Another migration exists, one about which we hear little in the news. It is the migration that brings trafficked Nigerian women to Italy, where they are entangled in a criminal system that forces them to prostitute themselves, with their families back home threatened if they refuse.
These dynamics were the subject of an event organized on Sunday June 3 as part of the Migranti Film Festival, with the aim of creating a local network of integration and social support that takes food and its sharing as a starting point. Discussing the issue was an almost all-female panel, composed of Grace Aigbeghian, a Nigerian mediator for victims of trafficking; photographer Elena Perlino (Pipeline: Human Trafficking in Italy); regional councilor Monica Cerutti; Agata Comandé, chair of the Committee for Equal Opportunities for the City of Bra; and Abderrahmane Amajou from Slow Food.

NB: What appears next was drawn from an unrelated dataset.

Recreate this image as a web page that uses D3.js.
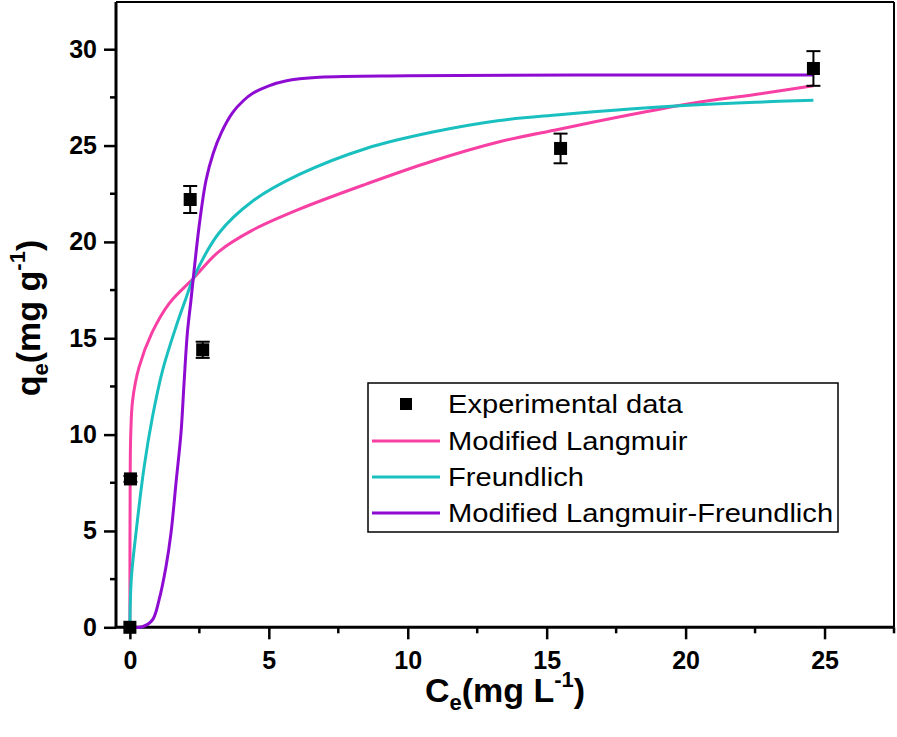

In addition to outlining the exploitation that these Nigerian women face in Italy, the discussion was also an opportunity to encourage a collective reflection on the potential for a process of social inclusion for migrant communities based around food. A number of national and local projects already exist, first and foremost Le Ricette del Dialogo (“The Recipes of Dialog”), an initiative co-funded by the Italian Development Cooperation Agency, in which food is confirmed as a key tool in global citizenship. The collective action of civil society and institutions is essential in order to launch a process of association and partnership that aims to better understand the issues and find shared solutions.
Slow Food believes that the preparation and the sharing of food can become important driving forces for social liberation for migrant communities, in Italy as well as other countries. From invisible subjects to visible actors: Through these projects, migrants can become protagonists in cultural initiatives that add value to diversity and enrich the gastronomic heritage of the place where they are living.
Following the discussion, there was a tasting of traditional Nigerian dishes prepared by young women who had shared the University of Gastronomic Sciences kitchens with refugees and asylum seekers from the Food for Inclusion project, made possible by support from UNHCR.